2014 Pirates preview: Likes, dislikes
Here are some things we like and don't like about the Pittsburgh Pirates headed into the 2014 season.
As part of our preview series, Eye on Baseball will be picking and choosing some "likes" and "dislikes" for all 30 MLB teams heading into the 2014 season. For this installment, we'll run down what we like and don't like about the Pittsburgh Pirates, who last year not only notched their first season since 1992 but also made the playoffs ...

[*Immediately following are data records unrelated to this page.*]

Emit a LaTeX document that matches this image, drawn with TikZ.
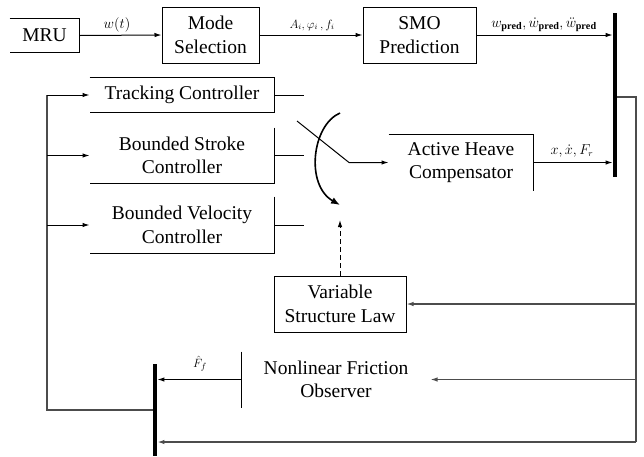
\documentclass[tikz,border=0pt]{standalone}
\usepackage{fontspec}
\setmainfont{Liberation Serif}
\usetikzlibrary{arrows.meta}
\begin{document}
\begin{tikzpicture}[x=1pt,y=-1pt,
  blk/.style={font=\rmfamily\fontsize{19.5}{23.5}\selectfont, align=center, inner sep=0pt, line width=1pt},
  edge/.style={line width=1pt, black},
  arr/.style={edge, -{Latex[length=7pt,width=4.5pt]}},
  sig/.style={font=\fontsize{12}{14}\selectfont, inner sep=0pt},
  busbar/.style={fill=black, draw=none, minimum width=4.5pt, inner sep=0pt},
  fb/.style={line width=1.3pt, black!70},
  fbarr/.style={fb, -{Latex[length=7pt,width=4.5pt]}}]
\useasboundingbox (0,0) rectangle (644,456);

% blocks
\node[blk, minimum width=69pt, minimum height=33pt] (mru) at (44.5,35.5) {MRU};
\draw[edge] (mru.north west) -- (mru.north east) -- (mru.south east) -- (mru.south west);
\node[blk, draw, minimum width=97pt, minimum height=56pt] (ms) at (210.5,35) {Mode\\Selection};
\node[blk, draw, minimum width=113pt, minimum height=56pt] (smo) at (419.5,35) {SMO\\Prediction};
\node[blk, minimum width=184pt, minimum height=34pt] (tc) at (182,95) {Tracking Controller};
\draw[edge] (tc.north west) -- (tc.north east) -- (tc.south east) -- (tc.south west);
\node[blk, minimum width=184pt, minimum height=55pt] (bsc) at (182,155.5) {Bounded Stroke\\Controller};
\draw[edge] (bsc.north east) -- (bsc.south east) -- (bsc.south west);
\node[blk, minimum width=184pt, minimum height=56pt] (bvc) at (182,225) {Bounded Velocity\\Controller};
\draw[edge] (bvc.north east) -- (bvc.south east) -- (bvc.south west);
\node[blk, minimum width=144pt, minimum height=55pt] (ahc) at (461,162.5) {Active Heave\\Compensator};
\draw[edge] (ahc.north west) -- (ahc.north east) -- (ahc.south east);
\node[blk, draw, minimum width=132pt, minimum height=56pt] (vsl) at (340,304) {Variable\\Structure Law};
\node[blk, minimum width=188pt, minimum height=55pt] (nfo) at (336,379.5) {Nonlinear Friction\\Observer};
\draw[edge] (nfo.north west) -- (nfo.south west);

% bus bars
\node[busbar, minimum height=164pt] (bus1) at (615,95) {};
\node[busbar, minimum height=92pt] (bus2) at (155,410) {};

% forward path
\draw[arr] (mru.east) -- (ms.west);
\node[sig, font=\fontsize{14}{16}\selectfont] (lw) at (117,25) {$w(t)$};
\draw[arr] (ms.east) -- (smo.west);
\node[sig] (la) at (312,25) {$A_i,\varphi_i\,,f_i$};
\draw[arr] (smo.east) -- (smo.east -| bus1.west);
\node[sig, font=\fontsize{14.5}{16}\selectfont] (lp) at (544,25) {$w_{\mathbf{pred}},\dot w_{\mathbf{pred}},\ddot w_{\mathbf{pred}}$};
\draw[arr] (ahc.east) -- (ahc.east -| bus1.west);
\node[sig, font=\fontsize{13.5}{16}\selectfont] (lx) at (572,151) {$x,\dot x,F_r$};

% switch contacts
\draw[edge] (tc.east) -- ++(29,0);
\draw[edge] (bsc.east) -- ++(29,0);
\draw[edge] (bvc.east) -- ++(29,0);
\coordinate (sw0) at (297,121);
\coordinate (sw1) at (349,162.5);
\draw[arr] (sw0) -- (sw1) -- (sw1 -| ahc.west);
\coordinate (cs) at (340,113);
\coordinate (ce) at (340,205);
\draw[line width=1.6pt, -{Latex[length=9pt,width=7pt]}] (cs) .. controls (312,125) and (305,185) .. (ce);
\coordinate (dt) at (340,220);
\draw[edge, dash pattern=on 5pt off 3pt, -{Latex[length=7pt,width=4.5pt]}] (vsl.north) -- (dt);

% feedback on the right
\coordinate (r1) at (636,97);
\coordinate (r2) at (636,442);
\draw[fb] (bus1.east |- r1) -- (r1) -- (r2);
\draw[fbarr] (r1 |- vsl.east) -- (vsl.east);
\draw[fbarr] (r1 |- nfo.east) -- (nfo.east);
\draw[fbarr] (r2) -- (r2 -| bus2.east);
\draw[arr] (nfo.west) -- (nfo.west -| bus2.east);
\node[sig, font=\fontsize{13}{15}\selectfont] (lf) at (200,364) {$\hat F_f$};

% feedback on the left
\coordinate (l1) at (47,410);
\coordinate (l2) at (47,94.5);
\draw[fb] (bus2.west |- l1) -- (l1) -- (l2);
\draw[arr] (l2 |- tc.west) -- (tc.west);
\draw[arr] (l2 |- bsc.west) -- (bsc.west);
\draw[arr] (l2 |- bvc.west) -- (bvc.west);
\end{tikzpicture}
\end{document}
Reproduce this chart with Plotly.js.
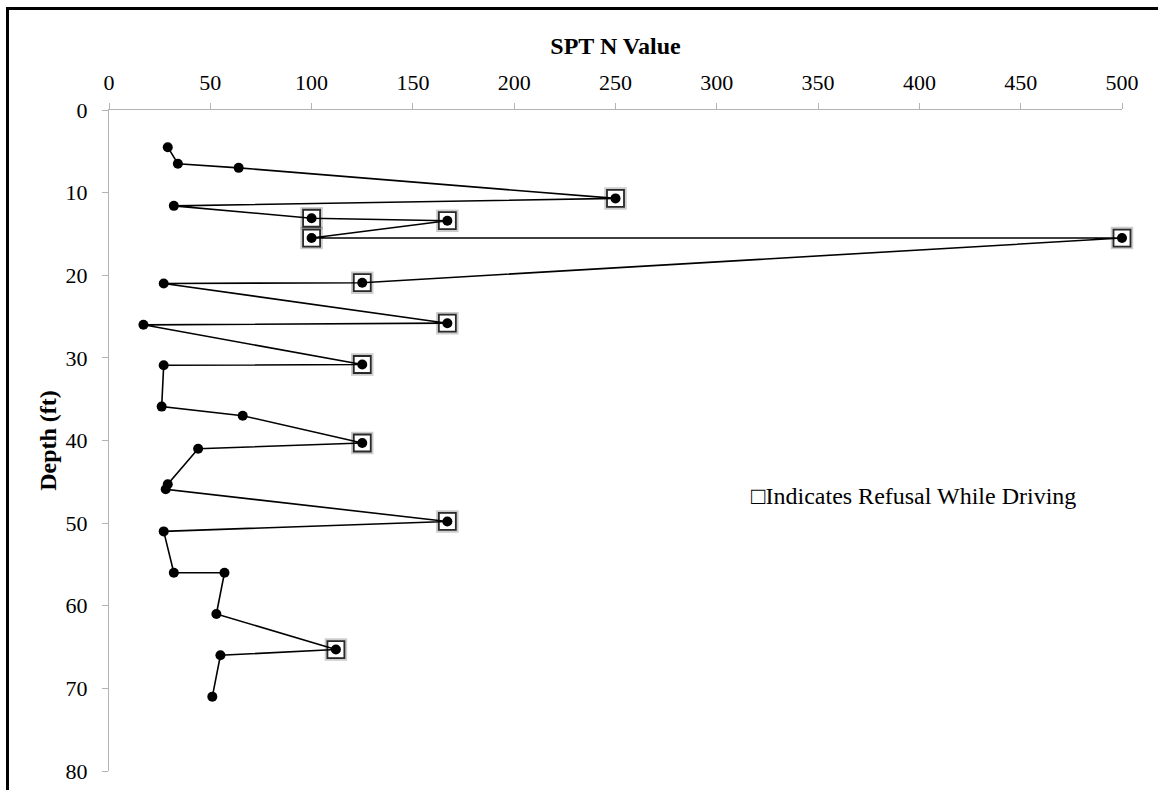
<!DOCTYPE html>
<html>
<head>
<meta charset="utf-8">
<script src="https://cdn.plot.ly/plotly-3.0.1.min.js"></script>
<style>
html,body{margin:0;padding:0;background:#fff;}
#wrap{position:relative;width:1158px;height:790px;overflow:hidden;}
#frame{position:absolute;left:6px;top:7px;width:1200px;height:900px;border-left:3px solid #000;border-top:3px solid #000;pointer-events:none;z-index:5;}
#chart{position:absolute;left:0;top:0;width:1158px;height:790px;}
</style>
</head>
<body>
<div id="wrap">
<div id="chart"></div>
<div id="frame"></div>
</div>
<script>
// Depth (ft) of each SPT sample
const depthFt = [4.5, 6.5, 7.0, 10.7, 11.6, 13.1, 13.4, 15.5, 15.5, 20.9, 21.0, 25.8, 26.0, 30.8, 30.9, 35.9, 37.0, 40.3, 41.0, 45.3, 45.9, 49.8, 51.0, 56.0, 56.0, 61.0, 65.3, 66.0, 71.0];
// SPT N value of each sample
const sptN = [29, 34, 64, 250, 32, 100, 167, 100, 500, 125, 27, 167, 17, 125, 27, 26, 66, 125, 44, 29, 28, 167, 27, 32, 57, 53, 112, 55, 51];
// Refusal while driving (1 = yes)
const refusal = [0, 0, 0, 1, 0, 1, 1, 1, 1, 1, 0, 1, 0, 1, 0, 0, 0, 1, 0, 0, 0, 1, 0, 0, 0, 0, 1, 0, 0];
// Axis ticks
const xTicks = [0, 50, 100, 150, 200, 250, 300, 350, 400, 450, 500];
const yTicks = [0, 10, 20, 30, 40, 50, 60, 70, 80];

const refX = sptN.filter((v, i) => refusal[i] === 1);
const refY = depthFt.filter((v, i) => refusal[i] === 1);

const serif = '"Liberation Serif", "Times New Roman", serif';

const traces = [
  {
    x: refX, y: refY, type: 'scatter', mode: 'markers', hoverinfo: 'skip', cliponaxis: false,
    marker: {symbol: 'square-open', size: 19, color: 'rgba(0,0,0,0.2)', line: {width: 3.5, color: 'rgba(0,0,0,0.2)'}}
  },
  {
    x: refX, y: refY, type: 'scatter', mode: 'markers', cliponaxis: false,
    marker: {symbol: 'square-open', size: 17, color: '#2a2a2a', line: {width: 1.8, color: '#2a2a2a'}}
  },
  {
    x: sptN, y: depthFt, type: 'scatter', mode: 'lines+markers', cliponaxis: false,
    line: {color: '#000', width: 1.6},
    marker: {symbol: 'circle', size: 10, color: '#000'}
  }
];

const layout = {
  width: 1158, height: 790,
  margin: {l: 109, r: 36, t: 110, b: 19},
  paper_bgcolor: '#fff', plot_bgcolor: '#fff',
  showlegend: false,
  font: {family: serif, color: '#000', size: 22},
  xaxis: {
    side: 'top', range: [0, 500], tickvals: xTicks, ticktext: xTicks.map(String),
    showgrid: false, zeroline: false, showline: true, linecolor: '#b3b3b3', linewidth: 1,
    ticks: 'outside', ticklen: 6, tickcolor: '#b3b3b3', tickwidth: 1,
    tickfont: {family: serif, size: 22, color: '#000'},
    ticklabelstandoff: 4,
    title: {text: '<b>SPT N Value</b>', font: {family: serif, size: 24, color: '#000'}, standoff: 8},
    fixedrange: true
  },
  yaxis: {
    range: [80, 0], tickvals: yTicks, ticktext: yTicks.map(String),
    showgrid: false, zeroline: false, showline: true, linecolor: '#b3b3b3', linewidth: 1,
    ticks: 'outside', ticklen: 6, tickcolor: '#b3b3b3', tickwidth: 1,
    tickfont: {family: serif, size: 22, color: '#000'},
    ticklabelstandoff: 10,
    title: {text: '<b>Depth (ft)</b>', font: {family: serif, size: 24, color: '#000'}, standoff: 2},
    fixedrange: true
  },
  annotations: [{
    xref: 'x', yref: 'y', x: 316, y: 46.7, xanchor: 'left', yanchor: 'middle',
    text: '\u25A1Indicates Refusal While Driving', showarrow: false,
    font: {family: serif, size: 24, color: '#000'}
  }]
};

Plotly.newPlot('chart', traces, layout, {displayModeBar: false, staticPlot: true});
</script>
</body>
</html>
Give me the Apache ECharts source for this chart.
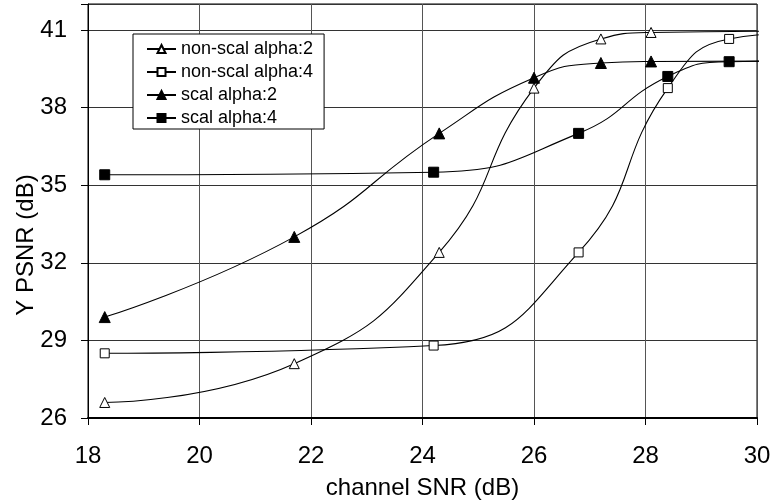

Pittsburgh as a baseball town: Can anyone doubt the incredible enthusiasm for the game that was regularly on display at PNC Park last season? Just ask Johnny Cueto how loud Pirate fans can get when they have a team that’s winning. I’m not suggesting that the Pirates have supplanted the Steelers, but I am suggesting that Pittsburgh loves its baseball.
The staff’s knack for keeping the ball on the ground: Last season, the Pirates led all of baseball by a fairly comfortable margin with a groundball percentage of 52.5. They also logged the lowest fly-ball percentage in MLB and, by extension, led MLB in groundball/fly-ball ratio. For pitchers, keeping the ball on the ground and out of the air is a good thing, and no team does it better than Pittsburgh. They teach the sinker, and they teach it well.
The defense: Thanks in part to a heavy dose of shifting, the Pirates in 2013 ranked fourth in the NL in Defensive Efficiency, third in BABIP allowed, first in putouts and fourth in double plays. Pirate pitchers induce the grounder, and Pirate fielders (generally) gobble them up. There’s also catcher Russell Martin, who’s especially adept at handling the staff and framing pitches for strikes.
Swapping out A.J. Burnett for Edinson Volquez: That’s in essence what was done, as Burnett (191 IP, 3.30 ERA, 3.12 K/BB ratio) signed with the Phils, and the Pirates inked Volquez (5.71 ERA and 1.84 K/BB in 170 1 /3 innings for the Padres and Dodgers) to a $5-million pact. Obviously, Volquez isn’t slotting into Burnett’s spot at the front of the rotation, but that’s the only change from one through five. Can pitching coach Ray Searage work a minor miracle with him? That seems a stretch. The Pirates had better hope that Jameson Taillon doesn’t require much more seasoning.